There’s a fog of hysteria hanging over the D.C. City Council these days, a fog floating on two intangibles: coming elections and completely unrealistic hopes that city revenues will continue to grow at a rate of $100 million a year.

In other words, a tree can grow to the sky.

Mayoral candidate and City Council Chairman Linda Cropp (D) made the memorable statement last week: “I don’t believe we can tax our way out.” Her preferred route: sell city buildings, schools and libraries to developers so that they can build condos and shops alongside.

And they had better start selling soon, for so many huge projects are planned that the city’s surplus ($370 million for 2005) is like pocket change.

It’s not only baseball ($661 million), the National Capital Medical Center ($425 million), school rebuilding and repair (at least $100 million per year), current obligations ($960 million), the old Convention Center site (no estimate), the Southwest Waterfront, affordable housing and tax relief. The list is long.

The city’s careful financial godmother, economist Alice Rivlin, repeats, “Windfalls can vanish with a change of season.” She warns that even in the good times “the District’s underlying fiscal structure is unsound.”

But it’s a known that when surpluses occur politicians and planners go a bit crazy. That’s the atmosphere at 1 Judiciary Square.


METRO

• Barry Watch: With amazing bravado, Marion Barry (D), the former mayor and current councilman for Ward 8, faced the baseball thing (by switching his vote) and his sentencing on tax charges (he got a continuance until March 9) sporting a new suit and no repentance. Everything last week — words, actions, dress — said simply: stick it to the man. ...

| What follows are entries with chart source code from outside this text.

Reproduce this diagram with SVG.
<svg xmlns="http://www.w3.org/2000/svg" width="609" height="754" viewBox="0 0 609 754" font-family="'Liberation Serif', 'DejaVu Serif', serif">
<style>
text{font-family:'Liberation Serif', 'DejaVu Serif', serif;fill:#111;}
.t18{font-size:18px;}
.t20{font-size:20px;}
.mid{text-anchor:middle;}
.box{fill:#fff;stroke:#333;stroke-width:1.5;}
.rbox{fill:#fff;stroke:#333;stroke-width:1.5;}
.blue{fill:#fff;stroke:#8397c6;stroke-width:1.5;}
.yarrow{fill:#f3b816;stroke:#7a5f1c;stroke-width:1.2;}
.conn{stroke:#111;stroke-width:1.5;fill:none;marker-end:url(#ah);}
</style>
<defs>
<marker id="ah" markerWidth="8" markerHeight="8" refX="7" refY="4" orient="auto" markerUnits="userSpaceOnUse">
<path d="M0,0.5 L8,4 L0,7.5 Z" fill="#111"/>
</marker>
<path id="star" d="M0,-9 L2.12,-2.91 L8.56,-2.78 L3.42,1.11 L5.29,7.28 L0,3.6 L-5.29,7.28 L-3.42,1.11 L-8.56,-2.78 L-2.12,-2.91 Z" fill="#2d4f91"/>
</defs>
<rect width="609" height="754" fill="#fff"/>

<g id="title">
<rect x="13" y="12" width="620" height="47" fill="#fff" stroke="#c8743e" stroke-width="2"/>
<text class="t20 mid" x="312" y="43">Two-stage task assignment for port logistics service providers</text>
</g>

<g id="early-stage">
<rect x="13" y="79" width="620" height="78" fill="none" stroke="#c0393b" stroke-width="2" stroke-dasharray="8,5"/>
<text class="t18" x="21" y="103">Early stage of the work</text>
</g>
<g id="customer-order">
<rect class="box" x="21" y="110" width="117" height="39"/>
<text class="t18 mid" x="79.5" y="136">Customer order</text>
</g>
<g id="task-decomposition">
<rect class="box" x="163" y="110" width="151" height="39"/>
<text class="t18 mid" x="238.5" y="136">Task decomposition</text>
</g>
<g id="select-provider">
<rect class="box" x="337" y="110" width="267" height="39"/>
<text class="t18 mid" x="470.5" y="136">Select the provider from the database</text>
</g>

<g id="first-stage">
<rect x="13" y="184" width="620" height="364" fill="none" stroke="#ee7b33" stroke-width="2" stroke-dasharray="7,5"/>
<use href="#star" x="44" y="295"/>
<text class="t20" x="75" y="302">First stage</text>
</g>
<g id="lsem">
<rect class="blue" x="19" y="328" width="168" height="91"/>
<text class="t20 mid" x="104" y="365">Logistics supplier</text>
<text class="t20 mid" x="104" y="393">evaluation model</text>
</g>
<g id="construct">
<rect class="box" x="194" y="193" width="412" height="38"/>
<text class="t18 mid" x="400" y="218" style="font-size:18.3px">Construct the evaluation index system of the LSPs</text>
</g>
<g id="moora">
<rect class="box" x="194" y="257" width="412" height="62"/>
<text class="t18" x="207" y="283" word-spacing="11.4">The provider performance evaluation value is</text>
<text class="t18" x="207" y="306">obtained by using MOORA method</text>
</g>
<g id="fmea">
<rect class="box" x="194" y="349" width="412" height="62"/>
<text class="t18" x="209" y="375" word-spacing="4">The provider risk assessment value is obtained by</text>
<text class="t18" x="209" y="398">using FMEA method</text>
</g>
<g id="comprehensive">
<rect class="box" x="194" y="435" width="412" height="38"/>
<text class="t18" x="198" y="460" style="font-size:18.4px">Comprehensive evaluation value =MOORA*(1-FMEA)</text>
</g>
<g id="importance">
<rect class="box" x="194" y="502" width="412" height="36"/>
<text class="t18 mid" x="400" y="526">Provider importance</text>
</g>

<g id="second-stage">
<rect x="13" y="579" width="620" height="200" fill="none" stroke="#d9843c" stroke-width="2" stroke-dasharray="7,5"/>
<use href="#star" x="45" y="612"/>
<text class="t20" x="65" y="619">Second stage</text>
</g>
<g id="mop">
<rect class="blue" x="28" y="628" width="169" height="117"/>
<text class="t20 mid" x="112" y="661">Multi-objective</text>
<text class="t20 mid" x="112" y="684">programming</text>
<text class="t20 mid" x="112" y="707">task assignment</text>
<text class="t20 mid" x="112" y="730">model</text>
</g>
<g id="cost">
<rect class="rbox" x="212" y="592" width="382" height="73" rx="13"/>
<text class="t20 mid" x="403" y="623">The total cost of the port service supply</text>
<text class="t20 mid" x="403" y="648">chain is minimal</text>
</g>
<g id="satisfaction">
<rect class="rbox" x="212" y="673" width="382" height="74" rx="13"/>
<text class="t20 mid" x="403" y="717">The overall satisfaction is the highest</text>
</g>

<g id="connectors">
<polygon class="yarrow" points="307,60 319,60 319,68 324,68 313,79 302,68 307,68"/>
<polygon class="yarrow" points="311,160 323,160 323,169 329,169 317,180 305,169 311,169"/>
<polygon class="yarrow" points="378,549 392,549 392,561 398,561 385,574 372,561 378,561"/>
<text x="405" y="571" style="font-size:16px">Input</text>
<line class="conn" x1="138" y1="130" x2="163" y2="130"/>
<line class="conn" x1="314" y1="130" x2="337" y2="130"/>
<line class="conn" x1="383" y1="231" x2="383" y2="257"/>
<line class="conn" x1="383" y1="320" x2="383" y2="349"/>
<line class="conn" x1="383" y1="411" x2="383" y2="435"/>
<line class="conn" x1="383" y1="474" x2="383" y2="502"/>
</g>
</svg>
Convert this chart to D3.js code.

• D.C. Fiscal Policy Institute guru Ed Lazere warns that higher taxes are coming — in spite of election year rhetoric — because “nearly all of our major taxes — income, sales, commercial property and homeowner property — are lower today than 15 years ago.” ...

• Dennis Bourgault’s former pet store Doolittle’s across 7th Street S.E. from Eastern Market has bloomed anew into a boutique deli run by a familiar face, Tessa Zajac of the Eastern Market’s cheese stand. Zajac is teamed with Phyllis Marriott at Petite Gourmet, where a wide range of imported items plus soups and sandwiches are offered. …

• Jill Lawrence has made a living on the Hill as an organizer (Jill-of-All-Trades) who can straighten out your chaotic rat’s nest of an office. She’s now starting a computer referral group named LINKS to generate small-business development on the Hill. More? See www.champsdc.org. ...

• Residential parking is a good deal for Hill residents, who can leave their cars for weeks on the street if they’ve paid the $15 fee. But Mayor Anthony Williams (D) wants to up the ante — and in effect to fine owners of more than one car. He wants to raise the single-car fee to $25. If you own two, it’s $50 for the second. If you own three, it’s $100 for the third. ...

• Free for lunch? Dr. Frank Faragasso will lecture today from noon to 1 p.m. on the landmark sculptures at Lincoln Park. It’s free at 1300 Pennsylvania Ave. N.W., in the auditorium of the Woodrow Wilson Center, sponsored by the U.S. Capitol Historical Society. ...

• Julie Olson and Ed Peterman get public thanks with an anonymous sign at Garfield Park’s 3rd Street S.E. corner. The two worked tirelessly to get a big, rotting storage shed — belonging to the city, and an attractive nuisance — torn down. Now, if they could just get the chain-link fence torn down too.